While composing surrounded by distance, I was drawn to exploring the indefinable, yet seemingly precise manner in which musical shapes and configurations arise spontaneously in the space of awareness as evocative appearances and illusory continuities.  The result takes the form of sequences of short musical phrases and figures, which like ripples in a pond form and dissolve leaving no traces.

 

In this sense I would describe surrounded by distance as a display of magical appearances, which are articulated largely in the highest register of the ensemble by a pair of flutes, three violins, viola, glockenspiel and celesta, and unfold over a harmonically static background provided by a pair of clarinets, horn, harp, marimba and lower strings.  Towards the end of the piece, many of the figures that made up the first section re-emerge unchanged but in closer proximity to each other, somehow conveying a sense of simultaneously belonging to a vanishing present and an inaccessible past.

S.M.

  … surrounded by distance, whose gorgeous interweaving of parts over ostinato harmony made me think of the static “tone-colour” movement from Schoenberg’s Five Orchestral Pieces

Paul Driver, Sunday Times, 15 June 2008

Silvina Milstein ... had risen imaginatively to the challenge of the Association for Cultural Exchange to celebrate its 50th anniversary, creating a unique atmosphere by exploring remote and indefinable space.
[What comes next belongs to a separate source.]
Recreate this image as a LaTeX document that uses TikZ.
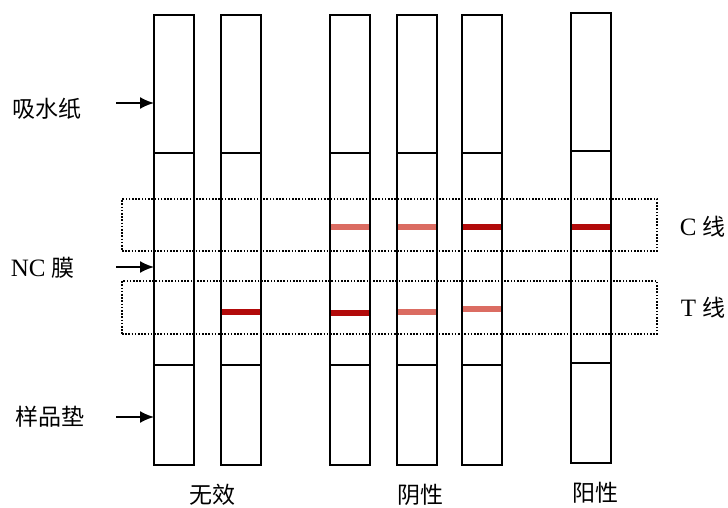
\documentclass[tikz,border=0pt]{standalone}
\usepackage{fontspec}
\setmainfont{Liberation Serif}
\newfontfamily\cjk{Noto Sans CJK SC}
\usetikzlibrary{arrows.meta}
\definecolor{bandDark}{HTML}{B20A0A}
\definecolor{bandLight}{HTML}{DB6C62}

\begin{document}
\begin{tikzpicture}[x=1pt,y=-1pt,line width=1.5pt,
  strip/.style={draw,rectangle,minimum width=40pt,minimum height=450pt,inner sep=0pt,outer sep=0pt},
  zone/.style={draw,rectangle,line width=1.6pt,dash pattern=on 1.6pt off 1.6pt,inner sep=0pt,outer sep=0pt},
  band/.style={line width=6pt,shorten <=0.8pt,shorten >=0.8pt},
  lbl/.style={font=\fontsize{23}{27}\selectfont,inner sep=0pt},
  pointer/.style={-{Latex[length=14pt,width=12pt]},line width=1.8pt}]
  \useasboundingbox (0,0) rectangle (728,508);
  \node[zone,minimum width=535pt,minimum height=52pt] (czone) at (389.5,225) {};
  \node[zone,minimum width=535pt,minimum height=53pt] (tzone) at (389.5,307.5) {};
  \def\strip(#1)(#2)(#3){%
    \node[strip] (#1) at ({#2+20},{240+#3}) {};
    \draw ({#2},{153+#3}) -- ({#2+40},{153+#3});
    \draw ({#2},{365+#3}) -- ({#2+40},{365+#3});
  }
  \strip(s1)(154)(0)
  \strip(s2)(221)(0)
  \strip(s3)(330)(0)
  \strip(s4)(397)(0)
  \strip(s5)(462)(0)
  \strip(s6)(571)(-2)
  \foreach \s/\col in {s3/bandLight,s4/bandLight,s5/bandDark,s6/bandDark}
    \draw[band,\col] (\s.west |- 0,227) -- (\s.east |- 0,227);
  \foreach \s/\col/\y in {s2/bandDark/312,s3/bandDark/313,s4/bandLight/312,s5/bandLight/309}
    \draw[band,\col] (\s.west |- 0,\y) -- (\s.east |- 0,\y);
  \node[lbl,anchor=west] (absorb) at (12,109) {\cjk 吸水纸};
  \node[lbl,anchor=west] (nc) at (10,268) {\fontsize{25}{27}\selectfont NC {\cjk\fontsize{23}{27}\selectfont 膜}};
  \node[lbl,anchor=west] (pad) at (15,417) {\cjk 样品垫};
  \coordinate (absorbtail) at (116,103);
  \coordinate (nctail) at (116,267);
  \coordinate (padtail) at (116,417);
  \draw[pointer] (absorbtail) -- (absorbtail -| s1.west);
  \draw[pointer] (nctail) -- (nctail -| s1.west);
  \draw[pointer] (padtail) -- (padtail -| s1.west);
  \node[lbl,anchor=west] (clabel) at (679,227) {\fontsize{25}{27}\selectfont C {\cjk\fontsize{23}{27}\selectfont 线}};
  \node[lbl,anchor=west] (tlabel) at (680,308) {\fontsize{25}{27}\selectfont T {\cjk\fontsize{23}{27}\selectfont 线}};
  \node[lbl] (invalid) at (212,495) {\cjk 无效};
  \node[lbl] (negative) at (420,495) {\cjk 阴性};
  \node[lbl] (positive) at (595,493) {\cjk 阳性};
\end{tikzpicture}
\end{document}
Based on the Sanskrit term ‘akasha – space and sky – surrounded by distance was designed to communicate her evocative response to ‘the boundless qualities of mind’ in an atmosphere of all-embracing spatial sound, expressing intense shades of colour and occasionally watery environment, via a 14-piece ensemble, including marimba and celesta.  After that floating, unearthly première performance, it was alleged that the Conductor Laureate of the London Sinfonietta, Oliver Knussen, had perceived the rehearsals as ‘gentle journeys along a country lane, where you become gradually aware of the changes in time and scenery’.  In his customary – and exceptionally creative – manner he translated his timeless vision into an intensely ethereal version of dimensionless space, mystically conveying  – as Silvina Milstein averred in her programme notes – ‘a sense of simultaneously belonging to a vanishing present and an inaccessible past.